══ RECORDS FOR PROCESSING ══
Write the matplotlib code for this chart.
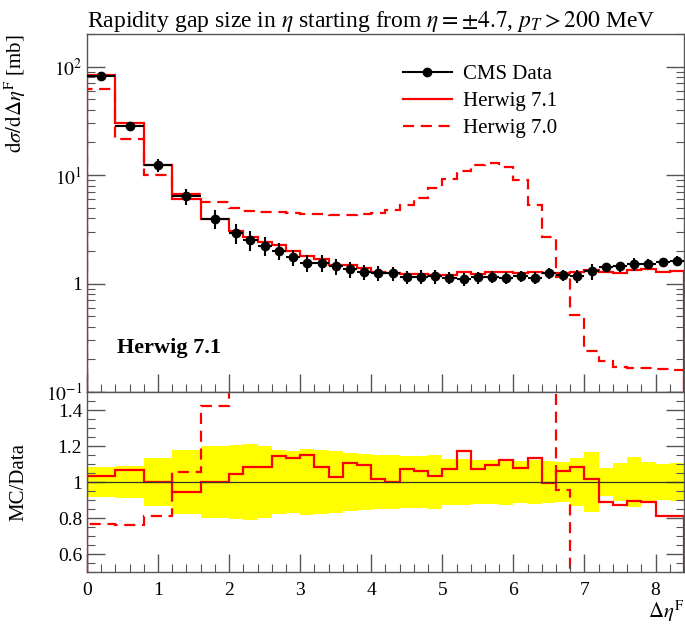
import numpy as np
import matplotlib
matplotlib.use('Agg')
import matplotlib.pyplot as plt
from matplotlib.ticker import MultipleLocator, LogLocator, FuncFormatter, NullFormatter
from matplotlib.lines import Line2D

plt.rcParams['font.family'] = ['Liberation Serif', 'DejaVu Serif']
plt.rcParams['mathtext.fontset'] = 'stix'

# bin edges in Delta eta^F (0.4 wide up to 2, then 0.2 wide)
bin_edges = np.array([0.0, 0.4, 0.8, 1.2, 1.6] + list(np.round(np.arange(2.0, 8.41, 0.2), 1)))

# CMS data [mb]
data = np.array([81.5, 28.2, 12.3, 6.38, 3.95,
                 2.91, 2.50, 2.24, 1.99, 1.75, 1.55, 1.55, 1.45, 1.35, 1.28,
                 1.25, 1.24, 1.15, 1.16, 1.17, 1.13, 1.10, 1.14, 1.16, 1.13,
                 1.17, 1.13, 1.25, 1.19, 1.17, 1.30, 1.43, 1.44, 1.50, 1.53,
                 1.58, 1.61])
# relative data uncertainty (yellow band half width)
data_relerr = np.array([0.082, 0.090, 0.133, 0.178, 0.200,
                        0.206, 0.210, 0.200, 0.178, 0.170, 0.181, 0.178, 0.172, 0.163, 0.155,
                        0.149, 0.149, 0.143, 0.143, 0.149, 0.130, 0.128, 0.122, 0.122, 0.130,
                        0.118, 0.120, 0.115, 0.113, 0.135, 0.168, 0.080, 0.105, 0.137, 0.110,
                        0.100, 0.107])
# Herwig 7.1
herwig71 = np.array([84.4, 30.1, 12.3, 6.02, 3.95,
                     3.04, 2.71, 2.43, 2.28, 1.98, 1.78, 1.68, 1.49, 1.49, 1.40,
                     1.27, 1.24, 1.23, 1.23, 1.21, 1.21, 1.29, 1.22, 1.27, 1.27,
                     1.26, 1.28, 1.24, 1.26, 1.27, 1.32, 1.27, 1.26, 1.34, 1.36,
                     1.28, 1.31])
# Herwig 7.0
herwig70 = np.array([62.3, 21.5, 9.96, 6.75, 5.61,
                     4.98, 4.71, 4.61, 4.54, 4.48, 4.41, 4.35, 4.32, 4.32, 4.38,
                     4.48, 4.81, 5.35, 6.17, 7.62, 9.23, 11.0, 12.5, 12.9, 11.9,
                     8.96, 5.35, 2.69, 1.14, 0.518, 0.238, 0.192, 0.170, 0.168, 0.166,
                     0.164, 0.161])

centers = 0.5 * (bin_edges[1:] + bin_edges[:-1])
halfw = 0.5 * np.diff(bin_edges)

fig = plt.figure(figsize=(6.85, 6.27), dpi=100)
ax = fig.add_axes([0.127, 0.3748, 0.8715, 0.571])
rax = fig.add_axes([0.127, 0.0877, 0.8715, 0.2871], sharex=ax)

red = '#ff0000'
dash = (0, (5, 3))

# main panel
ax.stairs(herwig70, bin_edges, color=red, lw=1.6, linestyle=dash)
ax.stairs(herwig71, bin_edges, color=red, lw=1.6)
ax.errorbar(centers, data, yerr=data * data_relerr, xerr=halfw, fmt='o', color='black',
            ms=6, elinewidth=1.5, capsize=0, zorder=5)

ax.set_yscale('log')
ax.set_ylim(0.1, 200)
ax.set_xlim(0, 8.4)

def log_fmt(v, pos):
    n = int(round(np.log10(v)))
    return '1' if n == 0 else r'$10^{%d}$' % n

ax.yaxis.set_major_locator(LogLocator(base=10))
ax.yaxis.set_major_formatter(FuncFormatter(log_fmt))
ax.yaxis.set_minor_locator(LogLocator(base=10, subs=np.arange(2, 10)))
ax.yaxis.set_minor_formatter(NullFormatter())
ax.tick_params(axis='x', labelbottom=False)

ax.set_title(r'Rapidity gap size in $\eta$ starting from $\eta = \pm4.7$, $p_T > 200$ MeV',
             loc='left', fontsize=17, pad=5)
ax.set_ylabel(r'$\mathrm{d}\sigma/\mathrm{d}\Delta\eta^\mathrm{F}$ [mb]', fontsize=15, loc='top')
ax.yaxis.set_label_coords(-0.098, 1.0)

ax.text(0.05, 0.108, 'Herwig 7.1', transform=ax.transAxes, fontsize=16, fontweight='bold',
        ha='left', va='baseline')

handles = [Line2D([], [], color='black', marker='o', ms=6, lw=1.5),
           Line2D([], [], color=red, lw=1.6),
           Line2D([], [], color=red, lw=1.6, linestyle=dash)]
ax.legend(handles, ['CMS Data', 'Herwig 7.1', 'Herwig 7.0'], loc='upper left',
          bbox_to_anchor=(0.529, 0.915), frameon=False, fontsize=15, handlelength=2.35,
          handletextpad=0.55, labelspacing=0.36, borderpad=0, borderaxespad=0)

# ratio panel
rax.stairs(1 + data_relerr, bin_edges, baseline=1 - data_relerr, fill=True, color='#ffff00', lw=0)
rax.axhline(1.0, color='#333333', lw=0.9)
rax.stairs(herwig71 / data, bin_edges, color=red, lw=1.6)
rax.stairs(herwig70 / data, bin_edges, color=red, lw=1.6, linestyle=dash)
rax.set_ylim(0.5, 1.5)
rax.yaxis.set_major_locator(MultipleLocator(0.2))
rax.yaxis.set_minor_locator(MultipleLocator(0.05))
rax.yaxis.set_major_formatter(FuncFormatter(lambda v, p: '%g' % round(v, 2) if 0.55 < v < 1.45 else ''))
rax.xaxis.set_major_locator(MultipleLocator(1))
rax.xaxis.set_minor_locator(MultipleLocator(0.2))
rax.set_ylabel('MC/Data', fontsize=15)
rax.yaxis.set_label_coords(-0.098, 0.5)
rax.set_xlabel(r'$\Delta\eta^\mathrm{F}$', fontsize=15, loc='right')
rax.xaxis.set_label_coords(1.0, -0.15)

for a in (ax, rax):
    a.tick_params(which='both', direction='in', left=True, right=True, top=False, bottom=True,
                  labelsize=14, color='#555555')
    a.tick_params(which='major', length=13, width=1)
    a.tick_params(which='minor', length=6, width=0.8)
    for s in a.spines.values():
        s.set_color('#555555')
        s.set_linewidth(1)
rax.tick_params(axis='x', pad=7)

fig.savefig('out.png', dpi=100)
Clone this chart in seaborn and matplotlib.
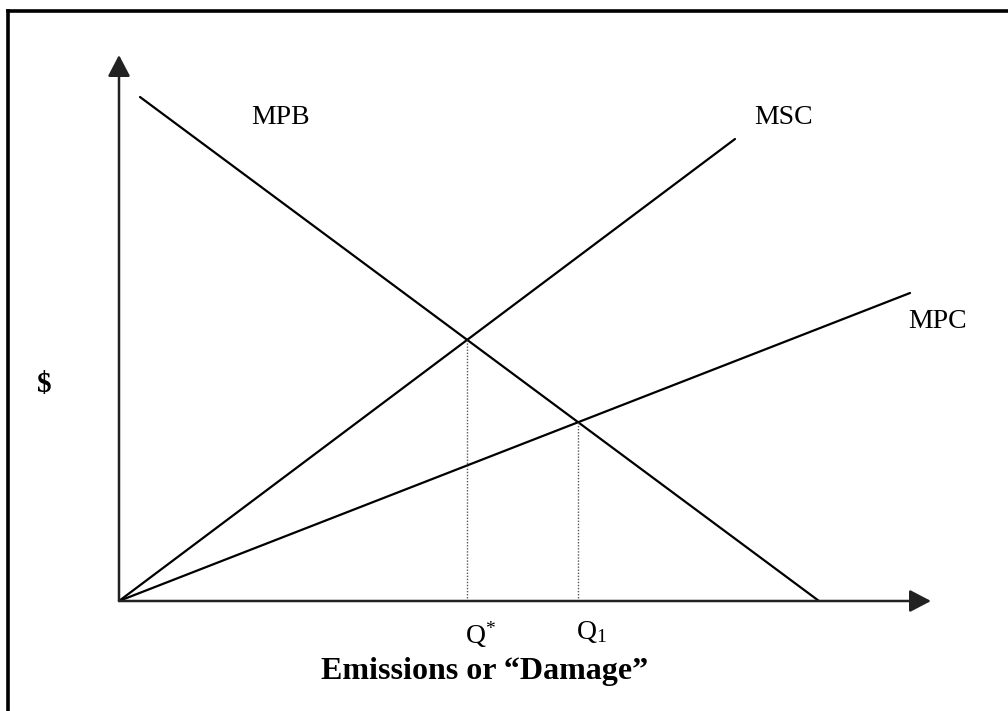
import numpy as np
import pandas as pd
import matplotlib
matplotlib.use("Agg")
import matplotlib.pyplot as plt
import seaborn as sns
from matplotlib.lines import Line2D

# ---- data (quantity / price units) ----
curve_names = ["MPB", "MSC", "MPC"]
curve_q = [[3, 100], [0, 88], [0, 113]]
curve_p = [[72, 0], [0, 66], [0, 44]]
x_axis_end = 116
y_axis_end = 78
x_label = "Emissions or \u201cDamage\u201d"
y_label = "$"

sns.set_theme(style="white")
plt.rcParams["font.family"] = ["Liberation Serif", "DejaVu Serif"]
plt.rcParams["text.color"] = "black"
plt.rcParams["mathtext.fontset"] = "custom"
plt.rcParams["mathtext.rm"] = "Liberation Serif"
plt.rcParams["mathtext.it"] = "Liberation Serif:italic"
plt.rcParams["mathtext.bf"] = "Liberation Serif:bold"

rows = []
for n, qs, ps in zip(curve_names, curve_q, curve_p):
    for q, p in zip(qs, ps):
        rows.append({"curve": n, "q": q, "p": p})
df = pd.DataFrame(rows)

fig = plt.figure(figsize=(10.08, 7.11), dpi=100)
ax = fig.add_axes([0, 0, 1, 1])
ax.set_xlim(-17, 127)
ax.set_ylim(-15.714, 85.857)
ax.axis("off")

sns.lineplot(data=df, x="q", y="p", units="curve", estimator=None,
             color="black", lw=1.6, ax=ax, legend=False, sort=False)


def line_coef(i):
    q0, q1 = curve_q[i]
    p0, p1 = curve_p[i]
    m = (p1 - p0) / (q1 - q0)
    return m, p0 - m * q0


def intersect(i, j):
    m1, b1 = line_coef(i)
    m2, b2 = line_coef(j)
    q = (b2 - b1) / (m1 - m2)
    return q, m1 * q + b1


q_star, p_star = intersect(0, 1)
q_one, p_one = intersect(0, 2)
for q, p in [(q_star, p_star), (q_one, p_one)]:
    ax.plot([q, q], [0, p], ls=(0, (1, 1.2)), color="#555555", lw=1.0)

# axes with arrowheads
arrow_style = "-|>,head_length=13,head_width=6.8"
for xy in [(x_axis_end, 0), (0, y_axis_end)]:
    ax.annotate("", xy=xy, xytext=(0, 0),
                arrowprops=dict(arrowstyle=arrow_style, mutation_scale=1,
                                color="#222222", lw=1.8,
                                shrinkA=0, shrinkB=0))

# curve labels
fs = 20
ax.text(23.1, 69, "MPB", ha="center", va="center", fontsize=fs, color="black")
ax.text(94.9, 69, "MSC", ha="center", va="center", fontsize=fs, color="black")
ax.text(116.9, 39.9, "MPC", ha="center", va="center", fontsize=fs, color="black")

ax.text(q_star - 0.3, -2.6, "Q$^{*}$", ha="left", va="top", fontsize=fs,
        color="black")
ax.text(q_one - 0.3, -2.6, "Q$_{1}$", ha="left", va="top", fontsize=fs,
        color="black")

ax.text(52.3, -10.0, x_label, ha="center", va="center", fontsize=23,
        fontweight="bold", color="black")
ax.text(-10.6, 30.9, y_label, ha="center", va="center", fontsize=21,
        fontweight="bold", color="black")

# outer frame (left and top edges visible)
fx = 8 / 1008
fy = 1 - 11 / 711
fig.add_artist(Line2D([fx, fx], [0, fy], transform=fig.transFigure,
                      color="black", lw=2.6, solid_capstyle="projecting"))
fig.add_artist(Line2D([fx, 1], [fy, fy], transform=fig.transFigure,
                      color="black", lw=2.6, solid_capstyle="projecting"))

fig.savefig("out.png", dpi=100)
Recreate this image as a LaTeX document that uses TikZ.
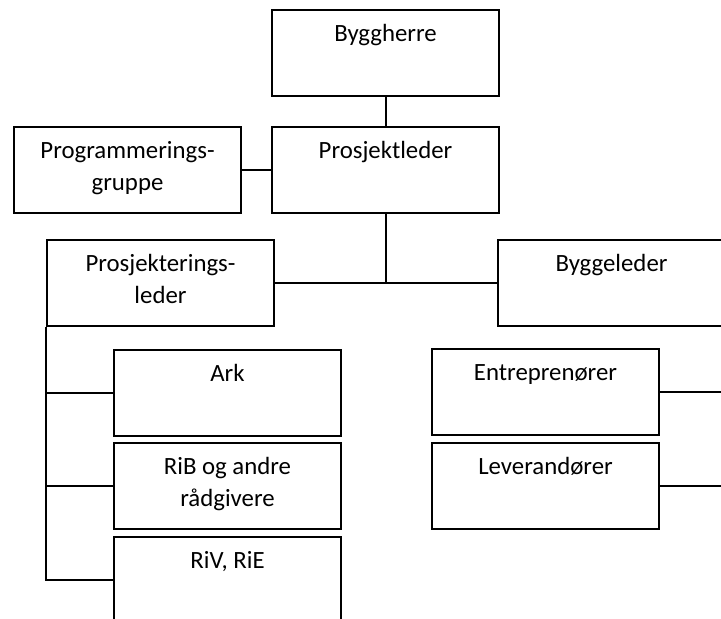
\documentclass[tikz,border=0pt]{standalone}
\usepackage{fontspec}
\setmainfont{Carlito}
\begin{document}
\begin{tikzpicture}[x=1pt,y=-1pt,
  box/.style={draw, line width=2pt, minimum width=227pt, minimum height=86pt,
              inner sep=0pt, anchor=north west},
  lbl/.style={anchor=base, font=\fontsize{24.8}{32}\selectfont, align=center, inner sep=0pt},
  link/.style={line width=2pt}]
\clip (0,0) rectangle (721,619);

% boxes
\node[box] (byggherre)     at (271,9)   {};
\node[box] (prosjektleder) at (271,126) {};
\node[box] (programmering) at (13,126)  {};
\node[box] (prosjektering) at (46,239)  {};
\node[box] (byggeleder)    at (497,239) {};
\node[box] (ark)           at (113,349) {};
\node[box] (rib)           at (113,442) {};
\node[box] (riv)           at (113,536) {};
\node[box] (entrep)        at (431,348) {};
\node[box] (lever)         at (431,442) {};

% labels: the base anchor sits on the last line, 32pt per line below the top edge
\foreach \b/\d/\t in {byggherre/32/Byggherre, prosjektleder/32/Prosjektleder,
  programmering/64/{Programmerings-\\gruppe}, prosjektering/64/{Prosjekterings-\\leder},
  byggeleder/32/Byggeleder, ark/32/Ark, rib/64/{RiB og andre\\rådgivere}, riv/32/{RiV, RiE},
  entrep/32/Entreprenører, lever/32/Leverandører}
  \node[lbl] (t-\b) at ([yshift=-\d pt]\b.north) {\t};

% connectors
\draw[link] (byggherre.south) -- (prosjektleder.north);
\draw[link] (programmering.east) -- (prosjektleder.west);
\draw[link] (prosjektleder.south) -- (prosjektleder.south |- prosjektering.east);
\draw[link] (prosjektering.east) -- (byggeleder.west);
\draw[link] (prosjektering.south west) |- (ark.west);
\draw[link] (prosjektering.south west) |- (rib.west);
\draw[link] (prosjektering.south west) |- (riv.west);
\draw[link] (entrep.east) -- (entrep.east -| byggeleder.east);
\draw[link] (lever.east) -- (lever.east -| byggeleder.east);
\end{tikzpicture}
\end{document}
═══
- [WRITTEN INSTRUCTION] Please take the lines from the beginning of the data above through the line holding "halfw = 0.5 * np.diff(bin_edges)" and transcribe them exactly, without any pictures.

- [OUTPUT OF THE EXERCISE]
Write the matplotlib code for this chart.
import numpy as np
import matplotlib
matplotlib.use('Agg')
import matplotlib.pyplot as plt
from matplotlib.ticker import MultipleLocator, LogLocator, FuncFormatter, NullFormatter
from matplotlib.lines import Line2D

plt.rcParams['font.family'] = ['Liberation Serif', 'DejaVu Serif']
plt.rcParams['mathtext.fontset'] = 'stix'

# bin edges in Delta eta^F (0.4 wide up to 2, then 0.2 wide)
bin_edges = np.array([0.0, 0.4, 0.8, 1.2, 1.6] + list(np.round(np.arange(2.0, 8.41, 0.2), 1)))

# CMS data [mb]
data = np.array([81.5, 28.2, 12.3, 6.38, 3.95,
                 2.91, 2.50, 2.24, 1.99, 1.75, 1.55, 1.55, 1.45, 1.35, 1.28,
                 1.25, 1.24, 1.15, 1.16, 1.17, 1.13, 1.10, 1.14, 1.16, 1.13,
                 1.17, 1.13, 1.25, 1.19, 1.17, 1.30, 1.43, 1.44, 1.50, 1.53,
                 1.58, 1.61])
# relative data uncertainty (yellow band half width)
data_relerr = np.array([0.082, 0.090, 0.133, 0.178, 0.200,
                        0.206, 0.210, 0.200, 0.178, 0.170, 0.181, 0.178, 0.172, 0.163, 0.155,
                        0.149, 0.149, 0.143, 0.143, 0.149, 0.130, 0.128, 0.122, 0.122, 0.130,
                        0.118, 0.120, 0.115, 0.113, 0.135, 0.168, 0.080, 0.105, 0.137, 0.110,
                        0.100, 0.107])
# Herwig 7.1
herwig71 = np.array([84.4, 30.1, 12.3, 6.02, 3.95,
                     3.04, 2.71, 2.43, 2.28, 1.98, 1.78, 1.68, 1.49, 1.49, 1.40,
                     1.27, 1.24, 1.23, 1.23, 1.21, 1.21, 1.29, 1.22, 1.27, 1.27,
                     1.26, 1.28, 1.24, 1.26, 1.27, 1.32, 1.27, 1.26, 1.34, 1.36,
                     1.28, 1.31])
# Herwig 7.0
herwig70 = np.array([62.3, 21.5, 9.96, 6.75, 5.61,
                     4.98, 4.71, 4.61, 4.54, 4.48, 4.41, 4.35, 4.32, 4.32, 4.38,
                     4.48, 4.81, 5.35, 6.17, 7.62, 9.23, 11.0, 12.5, 12.9, 11.9,
                     8.96, 5.35, 2.69, 1.14, 0.518, 0.238, 0.192, 0.170, 0.168, 0.166,
                     0.164, 0.161])

centers = 0.5 * (bin_edges[1:] + bin_edges[:-1])
halfw = 0.5 * np.diff(bin_edges)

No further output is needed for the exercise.